Information shown:
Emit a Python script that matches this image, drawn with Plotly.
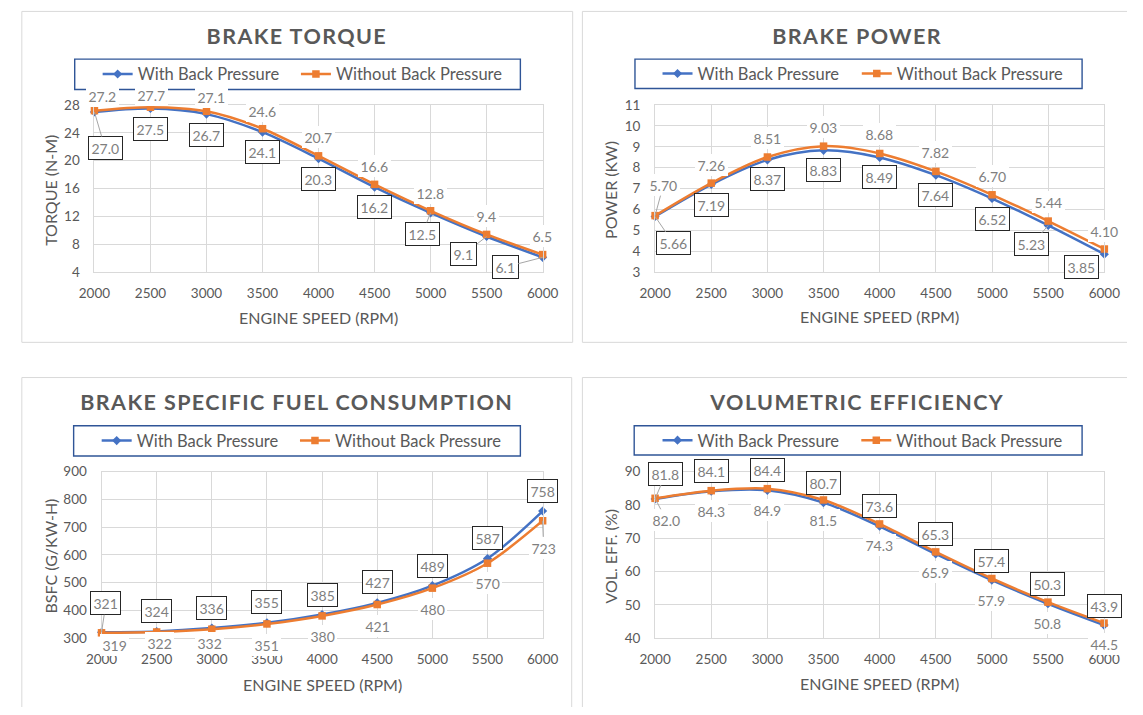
import json
import plotly.graph_objects as go

# ---------------- data ----------------
rpm = [2000, 2500, 3000, 3500, 4000, 4500, 5000, 5500, 6000]

torque_with = [27.0, 27.5, 26.7, 24.1, 20.3, 16.2, 12.5, 9.1, 6.1]
torque_without = [27.2, 27.7, 27.1, 24.6, 20.7, 16.6, 12.8, 9.4, 6.5]

power_with = [5.66, 7.19, 8.37, 8.83, 8.49, 7.64, 6.52, 5.23, 3.85]
power_without = [5.70, 7.26, 8.51, 9.03, 8.68, 7.82, 6.70, 5.44, 4.10]

bsfc_with = [321, 324, 336, 355, 385, 427, 489, 587, 758]
bsfc_without = [319, 322, 332, 351, 380, 421, 480, 570, 723]

ve_with = [81.8, 84.1, 84.4, 80.7, 73.6, 65.3, 57.4, 50.3, 43.9]
ve_without = [82.0, 84.3, 84.9, 81.5, 74.3, 65.9, 57.9, 50.8, 44.5]

series_names = ["With Back Pressure", "Without Back Pressure"]
chart_titles = ["BRAKE TORQUE", "BRAKE POWER", "BRAKE SPECIFIC FUEL CONSUMPTION", "VOLUMETRIC EFFICIENCY"]
y_titles = ["TORQUE (N-M)", "POWER (KW)", "BSFC (G/KW-H)", "VOL. EFF. (%)"]
x_title = "ENGINE SPEED (RPM)"

# ---------------- style ----------------
W, H = 1143, 715
FONT = "Lato, Carlito, Calibri, sans-serif"
TXT = "#595959"
LBL = "#7f7f7f"
GRID = "#d9d9d9"
BLUE = "#4472C4"
ORANGE = "#ED7D31"
LEADER = "#a6a6a6"


def X(p):
    return p / W


def Y(p):
    return 1 - p / H


# label offsets in pixels (dx, dy, leader line)
panels = [
    dict(data=(torque_with, torque_without), fmt="{:.1f}", yrange=[4, 28], dtick=4,
         plot=(80.7, 99.3, 541.8, 270),
         frame=[((6, 3.5), (572.7, 3.5)), ((6, 3.5), (6, 342)), ((572.7, 3.5), (572.7, 342)), ((6, 342), (572.7, 342))],
         lbox=(60.4, 52.3, 518.9, 83.3), title=(289, 29), xt=(311.3, 316.7), yt=(35.3, 186.7),
         leg=(84, 288, 67.8),
         off_with=[(10.6, 36, 1), (0, 20.4, 0), (0, 20.5, 0), (0, 20, 0), (0, 20, 0), (0, 20, 0),
                   (-8.3, 21, 1), (-22.7, 17.6, 1), (-37.4, 9.7, 1)],
         off_without=[(8.4, -15, 0), (1, -12, 0), (5, -14.7, 0), (0, -18, 0), (0, -19, 0), (0, -18, 0),
                      (0, -18, 0), (0, -18, 0), (0, -19, 0)]),
    dict(data=(power_with, power_without), fmt="{:.2f}", yrange=[3, 11], dtick=1,
         plot=(657.5, 99.3, 1119.7, 270),
         frame=[((582.7, 3.5), (1143, 3.5)), ((582.7, 3.5), (582.7, 342)), ((582.7, 342), (1143, 342))],
         lbox=(636.8, 52.3, 1096.8, 82.3), title=(865.9, 28.3), xt=(888.6, 316), yt=(611.4, 185.8),
         leg=(660, 865, 67.3),
         off_with=[(18.4, 27, 1), (0, 20, 0), (0, 19, 0), (0, 20, 0), (0, 19.6, 0), (0, 20, 0),
                   (0, 20, 0), (-16.5, 19, 1), (-22.9, 13, 0)],
         off_without=[(8.4, -31, 1), (0, -18, 0), (0, -19, 0), (0, -19, 0), (0, -19, 0), (0, -19.5, 0),
                      (0, -19, 0), (0, -19, 0), (0, -18, 0)]),
    dict(data=(bsfc_with, bsfc_without), fmt="{:.0f}", yrange=[300, 900], dtick=100,
         plot=(88, 474.3, 541.8, 644.5),
         frame=[((6, 378), (571.7, 378)), ((6, 378), (6, 715)), ((571.7, 378), (571.7, 715))],
         lbox=(59.3, 427.3, 518.9, 458.3), title=(289, 403.3), xt=(314.9, 691.7), yt=(35.3, 560.8),
         leg=(83, 287, 442.8),
         off_with=[(4.4, -29, 1), (0, -20.7, 0), (0, -20, 0), (0, -21, 0), (0, -20, 0), (0, -20.6, 0),
                   (0, -20, 0), (0, -20, 0), (0, -20, 0)],
         off_without=[(13, 12, 0), (2.6, 10.6, 0), (-2, 13.4, 0), (0, 21, 0), (0, 20.5, 0), (0, 21, 0),
                      (0, 21, 0), (0, 20, 0), (1, 27, 1)]),
    dict(data=(ve_with, ve_without), fmt="{:.1f}", yrange=[40, 90], dtick=10,
         plot=(657.5, 474.3, 1119.4, 644.5),
         frame=[((582.7, 378), (1143, 378)), ((582.7, 378), (582.7, 715))],
         lbox=(636, 427.3, 1096.8, 457.3), title=(865.9, 403.3), xt=(888.6, 690.7), yt=(611.4, 560.8),
         leg=(660, 864.5, 442.3),
         off_with=[(10.6, -25.4, 1), (0, -20, 0), (0, -20, 0), (0, -20, 0), (0, -20, 0), (0, -20, 0),
                   (0, -19, 0), (0, -20, 0), (0, -19, 0)],
         off_without=[(11.3, 22, 1), (0, 20, 0), (0, 21, 0), (0, 20, 0), (0, 21, 0), (0, 20.5, 0),
                      (0, 21, 0), (0, 21, 0), (0, 21, 0)]),
]

fig = go.Figure()
layout = dict(width=W, height=H, margin=dict(l=0, r=0, t=0, b=0), autosize=False,
              paper_bgcolor="white", plot_bgcolor="white",
              font=dict(family=FONT, color=TXT), showlegend=True)
shapes = []
annotations = []

for i, p in enumerate(panels):
    n = i + 1
    xa = "xaxis" if n == 1 else f"xaxis{n}"
    ya = "yaxis" if n == 1 else f"yaxis{n}"
    xr = "x" if n == 1 else f"x{n}"
    yr = "y" if n == 1 else f"y{n}"
    x0, y0, x1, y1 = p["plot"]
    layout[xa] = dict(domain=[X(x0), X(x1)], range=[2000, 6000], tick0=2000, dtick=500,
                      anchor=yr, showgrid=True, gridcolor=GRID, gridwidth=1, zeroline=False,
                      showline=True, linecolor=GRID, linewidth=1, mirror=True, ticks="",
                      tickfont=dict(family=FONT, size=13.5, color=TXT), ticklabelstandoff=9,
                      fixedrange=True)
    layout[ya] = dict(domain=[Y(y1), Y(y0)], range=p["yrange"], dtick=p["dtick"], tick0=0,
                      anchor=xr, showgrid=True, gridcolor=GRID, gridwidth=1, zeroline=False,
                      showline=True, linecolor=GRID, linewidth=1, mirror=True, ticks="",
                      tickfont=dict(family=FONT, size=13.5, color=TXT), ticklabelstandoff=11,
                      fixedrange=True)

    vals_with, vals_without = p["data"]
    lg_a = "legend" if (2 * i + 1) == 1 else f"legend{2 * i + 1}"
    lg_b = f"legend{2 * i + 2}"
    fig.add_trace(go.Scatter(x=rpm, y=vals_with, name=series_names[0], mode="lines+markers",
                             line=dict(color=BLUE, width=2.5, shape="spline", smoothing=0.9),
                             marker=dict(symbol="diamond", size=7, color=BLUE),
                             xaxis=xr, yaxis=yr, legend=lg_a, cliponaxis=False))
    fig.add_trace(go.Scatter(x=rpm, y=vals_without, name=series_names[1], mode="lines+markers",
                             line=dict(color=ORANGE, width=2.5, shape="spline", smoothing=0.9),
                             marker=dict(symbol="square", size=7.5, color=ORANGE),
                             xaxis=xr, yaxis=yr, legend=lg_b, cliponaxis=False))

    lx_a, lx_b, ly = p["leg"]
    for key, lx in ((lg_a, lx_a), (lg_b, lx_b)):
        layout[key] = dict(x=X(lx), y=Y(ly), xanchor="left", yanchor="middle",
                           orientation="h", bgcolor="rgba(0,0,0,0)", borderwidth=0,
                           font=dict(family=FONT, size=16.5, color=TXT), itemwidth=30,
                           itemclick=False, itemdoubleclick=False)

    # frame (visible edges only) and legend box
    for (ax0, ay0), (ax1, ay1) in p["frame"]:
        shapes.append(dict(type="line", xref="paper", yref="paper", x0=X(ax0), x1=X(ax1),
                           y0=Y(ay0), y1=Y(ay1), line=dict(color="#d9d9d9", width=1), layer="below"))
    bx0, by0, bx1, by1 = p["lbox"]
    shapes.append(dict(type="rect", xref="paper", yref="paper", x0=X(bx0), x1=X(bx1),
                       y0=Y(by1), y1=Y(by0), line=dict(color="#2F5597", width=1.4)))

    # titles
    tx, ty = p["title"]
    annotations.append(dict(text=f"<b>{chart_titles[i]}</b>", xref="paper", yref="paper",
                            x=X(tx), y=Y(ty), xanchor="center", yanchor="middle", showarrow=False,
                            font=dict(family=FONT, size=21.5, color=TXT)))
    ax_, ay_ = p["xt"]
    annotations.append(dict(text=x_title, xref="paper", yref="paper", x=X(ax_), y=Y(ay_),
                            xanchor="center", yanchor="middle", showarrow=False,
                            font=dict(family=FONT, size=16, color=TXT)))
    yx_, yy_ = p["yt"]
    annotations.append(dict(text=y_titles[i], xref="paper", yref="paper", x=X(yx_), y=Y(yy_),
                            xanchor="center", yanchor="middle", showarrow=False, textangle=-90,
                            font=dict(family=FONT, size=16, color=TXT)))

    # data labels
    for vals, offs, boxed in ((vals_with, p["off_with"], True), (vals_without, p["off_without"], False)):
        for xv, v, (dx, dy, lead) in zip(rpm, vals, offs):
            annotations.append(dict(
                x=xv, y=v, xref=xr, yref=yr, text=p["fmt"].format(v),
                showarrow=True, ax=dx, ay=dy, arrowhead=0, arrowwidth=1, standoff=0,
                arrowcolor=LEADER if lead else "rgba(0,0,0,0)",
                font=dict(family=FONT, size=14, color=LBL),
                bgcolor="white", bordercolor="#262626" if boxed else "rgba(0,0,0,0)",
                borderwidth=1 if boxed else 0, borderpad=2.5))

layout["shapes"] = shapes
layout["annotations"] = annotations
fig.update_layout(**layout)

post = (
    "document.body.style.margin='0';document.body.style.padding='0';"
    "document.documentElement.style.overflow='hidden';"
    "var T=" + json.dumps(chart_titles) + ";"
    "document.querySelectorAll('text.annotation-text').forEach(function(t){"
    "if(T.indexOf(t.textContent)>=0){t.style.letterSpacing='1.4px';}});"
)
fig.write_html("out.html", config={"displayModeBar": False, "staticPlot": True}, post_script=post)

Exercise prompt:
Extract, word for word, each line from the top of the data down to and including the line with "12.8, 9.4, 6.5]"; skip the pictures.

Exercise solution:
Emit a Python script that matches this image, drawn with Plotly.
import json
import plotly.graph_objects as go

# ---------------- data ----------------
rpm = [2000, 2500, 3000, 3500, 4000, 4500, 5000, 5500, 6000]

torque_with = [27.0, 27.5, 26.7, 24.1, 20.3, 16.2, 12.5, 9.1, 6.1]
torque_without = [27.2, 27.7, 27.1, 24.6, 20.7, 16.6, 12.8, 9.4, 6.5]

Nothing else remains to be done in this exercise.